Exercise objective: Return the lines where the word "script" occurs.

BEGIN Data lines

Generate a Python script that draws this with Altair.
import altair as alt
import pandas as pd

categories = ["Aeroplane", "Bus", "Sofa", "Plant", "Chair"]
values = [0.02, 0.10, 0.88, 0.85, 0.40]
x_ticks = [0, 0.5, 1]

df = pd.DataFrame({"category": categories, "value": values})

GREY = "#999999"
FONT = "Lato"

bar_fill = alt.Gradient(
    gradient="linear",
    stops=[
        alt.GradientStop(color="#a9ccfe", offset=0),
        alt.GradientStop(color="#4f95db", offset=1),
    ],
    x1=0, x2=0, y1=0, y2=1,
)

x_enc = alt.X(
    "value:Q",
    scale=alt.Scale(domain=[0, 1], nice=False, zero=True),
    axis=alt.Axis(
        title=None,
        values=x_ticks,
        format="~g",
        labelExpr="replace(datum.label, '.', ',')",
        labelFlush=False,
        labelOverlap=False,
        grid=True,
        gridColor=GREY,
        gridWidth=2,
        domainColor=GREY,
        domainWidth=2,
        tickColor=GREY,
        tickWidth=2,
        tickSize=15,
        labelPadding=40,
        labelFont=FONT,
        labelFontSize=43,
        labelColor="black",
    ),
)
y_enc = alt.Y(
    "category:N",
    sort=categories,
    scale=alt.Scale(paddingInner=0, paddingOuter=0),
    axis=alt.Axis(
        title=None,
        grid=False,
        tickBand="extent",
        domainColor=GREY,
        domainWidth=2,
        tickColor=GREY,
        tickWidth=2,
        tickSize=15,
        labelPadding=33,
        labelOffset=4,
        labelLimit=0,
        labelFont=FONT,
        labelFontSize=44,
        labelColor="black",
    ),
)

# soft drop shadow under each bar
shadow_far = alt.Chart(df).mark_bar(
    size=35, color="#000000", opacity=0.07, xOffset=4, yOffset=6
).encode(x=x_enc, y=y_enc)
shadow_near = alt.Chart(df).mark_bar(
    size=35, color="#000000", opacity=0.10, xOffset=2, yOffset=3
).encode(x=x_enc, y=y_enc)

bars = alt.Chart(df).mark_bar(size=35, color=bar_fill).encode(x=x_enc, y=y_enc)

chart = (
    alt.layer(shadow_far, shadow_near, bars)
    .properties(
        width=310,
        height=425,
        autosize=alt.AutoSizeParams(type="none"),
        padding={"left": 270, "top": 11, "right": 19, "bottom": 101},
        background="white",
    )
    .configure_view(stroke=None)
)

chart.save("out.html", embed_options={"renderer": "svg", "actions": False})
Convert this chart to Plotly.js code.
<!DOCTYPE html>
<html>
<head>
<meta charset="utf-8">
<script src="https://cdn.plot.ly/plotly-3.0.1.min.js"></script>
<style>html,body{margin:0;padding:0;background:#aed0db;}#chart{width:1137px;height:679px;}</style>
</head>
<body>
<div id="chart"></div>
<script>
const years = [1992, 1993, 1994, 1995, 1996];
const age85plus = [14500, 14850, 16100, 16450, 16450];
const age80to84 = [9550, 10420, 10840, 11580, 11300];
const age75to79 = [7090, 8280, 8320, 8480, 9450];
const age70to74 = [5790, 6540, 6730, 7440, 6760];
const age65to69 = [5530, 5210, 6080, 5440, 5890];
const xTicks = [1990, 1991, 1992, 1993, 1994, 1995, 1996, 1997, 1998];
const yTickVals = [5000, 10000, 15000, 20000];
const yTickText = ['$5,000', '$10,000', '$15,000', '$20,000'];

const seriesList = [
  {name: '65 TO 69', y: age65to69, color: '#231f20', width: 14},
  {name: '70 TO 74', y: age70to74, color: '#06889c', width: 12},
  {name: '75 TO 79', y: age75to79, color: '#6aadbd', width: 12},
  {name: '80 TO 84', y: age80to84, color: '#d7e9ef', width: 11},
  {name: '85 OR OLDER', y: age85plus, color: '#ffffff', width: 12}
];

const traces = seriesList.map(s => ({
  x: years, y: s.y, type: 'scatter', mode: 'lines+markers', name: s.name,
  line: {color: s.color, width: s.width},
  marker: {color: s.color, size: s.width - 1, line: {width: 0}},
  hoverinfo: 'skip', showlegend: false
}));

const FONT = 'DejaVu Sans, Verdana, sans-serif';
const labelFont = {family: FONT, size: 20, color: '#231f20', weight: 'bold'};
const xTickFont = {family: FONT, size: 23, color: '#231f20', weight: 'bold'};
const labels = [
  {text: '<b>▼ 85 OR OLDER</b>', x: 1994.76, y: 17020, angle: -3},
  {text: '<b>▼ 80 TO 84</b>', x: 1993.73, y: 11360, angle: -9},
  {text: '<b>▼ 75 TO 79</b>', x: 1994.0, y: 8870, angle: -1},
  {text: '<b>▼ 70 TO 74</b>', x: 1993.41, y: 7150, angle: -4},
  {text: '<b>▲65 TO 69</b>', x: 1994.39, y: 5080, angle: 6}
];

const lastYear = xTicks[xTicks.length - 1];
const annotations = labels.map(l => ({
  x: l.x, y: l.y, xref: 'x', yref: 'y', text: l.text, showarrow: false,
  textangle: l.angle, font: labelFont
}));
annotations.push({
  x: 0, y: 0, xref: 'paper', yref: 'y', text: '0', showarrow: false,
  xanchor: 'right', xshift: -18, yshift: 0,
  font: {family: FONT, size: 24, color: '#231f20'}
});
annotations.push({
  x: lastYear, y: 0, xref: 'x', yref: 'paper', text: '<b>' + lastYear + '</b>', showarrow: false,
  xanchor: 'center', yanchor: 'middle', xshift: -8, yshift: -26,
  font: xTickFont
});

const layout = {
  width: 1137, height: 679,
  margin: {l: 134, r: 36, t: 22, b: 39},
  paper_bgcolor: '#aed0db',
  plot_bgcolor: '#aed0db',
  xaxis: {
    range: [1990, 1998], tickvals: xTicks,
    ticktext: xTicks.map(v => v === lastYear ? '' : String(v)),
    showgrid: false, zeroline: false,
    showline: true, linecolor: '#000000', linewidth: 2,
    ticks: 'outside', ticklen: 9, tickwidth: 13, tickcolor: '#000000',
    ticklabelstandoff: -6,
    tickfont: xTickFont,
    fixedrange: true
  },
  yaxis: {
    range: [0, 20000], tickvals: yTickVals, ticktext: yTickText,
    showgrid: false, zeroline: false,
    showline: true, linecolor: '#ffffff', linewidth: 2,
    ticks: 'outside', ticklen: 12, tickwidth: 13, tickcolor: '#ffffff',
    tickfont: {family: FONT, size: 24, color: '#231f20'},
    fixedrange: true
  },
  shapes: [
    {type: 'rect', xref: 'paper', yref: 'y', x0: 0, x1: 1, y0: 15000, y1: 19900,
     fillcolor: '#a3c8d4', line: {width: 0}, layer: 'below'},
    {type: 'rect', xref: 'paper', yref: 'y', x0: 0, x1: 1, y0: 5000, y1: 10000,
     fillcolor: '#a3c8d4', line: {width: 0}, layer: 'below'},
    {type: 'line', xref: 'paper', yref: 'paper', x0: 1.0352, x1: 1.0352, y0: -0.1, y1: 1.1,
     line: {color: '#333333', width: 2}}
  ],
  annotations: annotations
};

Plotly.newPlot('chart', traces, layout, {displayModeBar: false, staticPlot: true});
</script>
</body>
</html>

END Data lines

Task answer:
Generate a Python script that draws this with Altair.
<script src="https://cdn.plot.ly/plotly-3.0.1.min.js"></script>
<script>
</script>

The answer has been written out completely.